To read HTML from any website say "http://www.twitter.com ".

Print the retrived HTML

Save it to a text file on local machine .

Code:

import java.net.*;

import java.io.*;

public class oddless {
    public static void main(String[] args) throws Exception {

        URL oracle = new URL("http://www.fetagracollege.org");
        BufferedReader in = new BufferedReader(new InputStreamReader(oracle.openStream()));

        OutputStream os = new FileOutputStream("/Users/Rohan/new_sourcee.txt");


        String inputLine;
        while ((inputLine = in.readLine()) != null)
            System.out.println(inputLine);
        in.close();
    }
}

Code above retrieves the data, prints it on console and saves it to a text file but mostly it retrieves only half code (because of line space in html code).
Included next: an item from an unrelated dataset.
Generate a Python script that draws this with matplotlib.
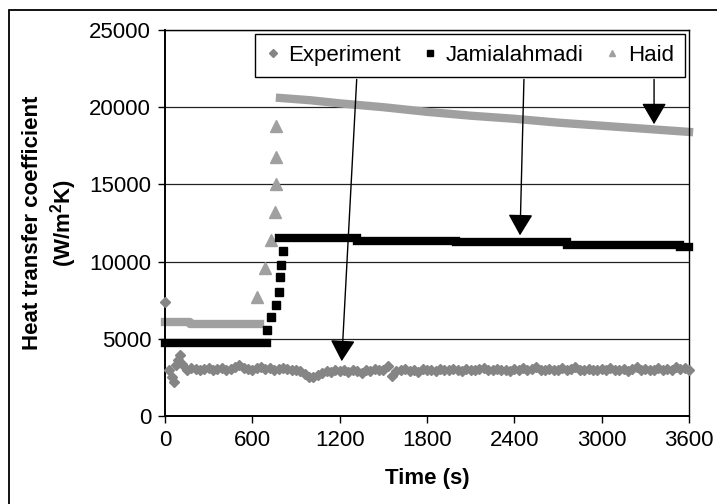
import numpy as np
import matplotlib
matplotlib.use("Agg")
import matplotlib.pyplot as plt
from matplotlib.lines import Line2D
from matplotlib.patches import Rectangle

plt.rcParams['font.family'] = ['Liberation Sans', 'DejaVu Sans']
plt.rcParams['mathtext.fontset'] = 'custom'
plt.rcParams['mathtext.rm'] = 'Liberation Sans'
plt.rcParams['mathtext.bf'] = 'Liberation Sans:bold'

# Experiment (gray diamonds)
exp_time = np.concatenate([[0, 30, 45, 60, 75, 90, 105, 120], np.arange(150, 3601, 30)])
exp_val = [7400, 2950, 2500, 2200, 3300, 3650, 3950, 3400,
           # 150 - 600
           3000, 3100, 3050, 2950, 3050, 3100, 3000, 3050, 3100, 3000, 3050, 3150, 3300, 3100, 3050, 3000,
           # 630 - 990
           3100, 3150, 3050, 3100, 3000, 3050, 3100, 3050, 2950, 3000, 2900, 2750, 2550,
           # 1020 - 1500
           2500, 2650, 2800, 2900, 2850, 2950, 2900, 3000, 2850, 2950, 2900, 2800, 3000, 2900, 3050, 2950, 3000,
           # 1530 - 3600
           3250, 2600, 2900, 2950, 3050, 2900, 3000, 2850, 3050, 2950,
           3000, 2900, 3050, 3000, 2950, 3050, 3000, 2900, 3050, 3000,
           2950, 3050, 3100, 2950, 3000, 3050, 2950, 3000, 2900, 3050,
           3000, 3100, 2950, 3050, 3150, 3000, 2950, 3050, 3000, 2950,
           3100, 3000, 3050, 3150, 3000, 2950, 3050, 2950, 3000, 3050,
           2950, 3100, 3000, 2950, 3050, 2900, 3050, 3150, 3000, 3050,
           2950, 3000, 3100, 2950, 3050, 3000, 3150, 3050, 3100, 3000]

# Jamialahmadi (black squares): flat parts as step levels, ramp as points
jam_step_start = [0, 780, 1320, 2000, 2760, 3540]
jam_step_end = [700, 1320, 2000, 2760, 3540, 3600]
jam_step_level = [4750, 11500, 11350, 11250, 11100, 10950]
jam_ramp_time = [700, 730, 760, 780, 790, 800, 810]
jam_ramp_val = [5600, 6400, 7200, 8000, 9000, 9800, 10700]

# Haid (light gray triangles)
haid_flat_time = [0, 170, 170, 650]
haid_flat_val = [6100, 6100, 5950, 5950]
haid_ramp_time = [630, 690, 730, 755, 762, 764, 766]
haid_ramp_val = [7700, 9600, 11400, 13200, 15000, 16800, 18800]
haid_decay_time = [790, 1000, 1200, 1500, 1800, 2100, 2400, 2700, 3000, 3300, 3600]
haid_decay_val = [20600, 20450, 20250, 20000, 19700, 19450, 19250, 19000, 18800, 18600, 18400]

# arrows: (start time, start value, tip time, tip value)
arrows = [(1317, 21800, 1214, 3550),
          (2466, 21800, 2439, 11700),
          (3360, 21800, 3360, 18900)]

grey_exp = '#858585'
grey_haid = '#a0a0a0'
fs = 16

fig = plt.figure(figsize=(7.17, 5.04), dpi=100)
ax = fig.add_axes([165 / 717, 1 - 416 / 504, 524 / 717, 386 / 504])

ax.plot(exp_time, exp_val, linestyle='none', marker='D', markersize=5,
        color=grey_exp, mec=grey_exp, clip_on=False, zorder=3)

ax.hlines(jam_step_level, jam_step_start, jam_step_end, colors='k', linewidth=6,
          capstyle='projecting', clip_on=False, zorder=4)
ax.plot(jam_ramp_time, jam_ramp_val, linestyle='none', marker='s', markersize=6,
        color='k', clip_on=False, zorder=4)

ax.plot(haid_flat_time, haid_flat_val, color=grey_haid, linewidth=6, clip_on=False, zorder=2)
ax.plot(haid_ramp_time, haid_ramp_val, linestyle='none', marker='^', markersize=8,
        color=grey_haid, clip_on=False, zorder=2)
ax.plot(haid_decay_time, haid_decay_val, color=grey_haid, linewidth=6,
        solid_capstyle='projecting', clip_on=False, zorder=2)

for x0, y0, x1, y1 in arrows:
    ax.annotate('', xy=(x1, y1), xytext=(x0, y0),
                arrowprops=dict(arrowstyle='-|>,head_length=0.6,head_width=0.35',
                                color='k', lw=1, mutation_scale=22,
                                shrinkA=0, shrinkB=0), zorder=5)

ax.set_xlim(0, 3600)
ax.set_ylim(0, 25000)
ax.set_xticks(np.arange(0, 3601, 600))
ax.set_yticks(np.arange(0, 25001, 5000))
ax.tick_params(direction='out', length=5, width=1, labelsize=fs, colors='k', pad=5)
ax.yaxis.grid(True, color='#222222', linewidth=0.9)
ax.set_axisbelow(True)
for side in ['left', 'bottom']:
    ax.spines[side].set_linewidth(1.4)
for side in ['top', 'right']:
    ax.spines[side].set_linewidth(1.0)

ax.set_xlabel('Time (s)', fontsize=fs, fontweight='bold')
ax.xaxis.set_label_coords(0.5, -0.135)
ax.set_ylabel('Heat transfer coefficient\n(W/m$^{\\mathbf{2}}$K)', fontsize=fs,
              fontweight='bold', linespacing=1.2)
ax.yaxis.set_label_coords(-0.165, 0.5)

handles = [Line2D([], [], linestyle='none', marker='D', markersize=4, color=grey_exp),
           Line2D([], [], linestyle='none', marker='s', markersize=5, color='k'),
           Line2D([], [], linestyle='none', marker='^', markersize=5, color=grey_haid)]
leg = ax.legend(handles, ['Experiment', 'Jamialahmadi', 'Haid'], ncol=3, fontsize=fs,
                loc='upper right', bbox_to_anchor=(0.992, 0.99), borderaxespad=0,
                handlelength=0.6, handletextpad=0.4, columnspacing=1.0,
                fancybox=False, framealpha=1, edgecolor='k', borderpad=0.5)
leg.get_frame().set_linewidth(1.0)
leg.set_zorder(6)

# outer chart border
fig.add_artist(Rectangle((9 / 717, -0.1), 1.1, 1.1 - 10 / 504, transform=fig.transFigure,
                         fill=False, edgecolor='k', linewidth=1.3))

fig.savefig('out.png', dpi=100)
It does not save the code further.

Questions:

How can I save the full html code?

Are there any other alternatives?

Answer

Leos Literak picture Leos Literak · Mar 22, 2014

I have used different approach but I received same output like you. Is not there problem on server side of this URL?

CloseableHttpClient httpclient = HttpClients.createDefault();
HttpGet httpGet = new HttpGet("http://www.fetagracollege.org");
CloseableHttpResponse response1 = httpclient.execute(httpGet);
try {
    System.out.println(response1.getStatusLine());
    HttpEntity entity1 = response1.getEntity();
    String content = EntityUtils.toString(entity1);
    System.out.println(content);
} finally {
    response1.close();
}

It finishes with:

    </table>
    <p><br>

UPDATE: This Faculty of Engineering and Technology does not have well formed home page. This content is complete, your code works well. But commentators have right, you shall use try/catch/finally block.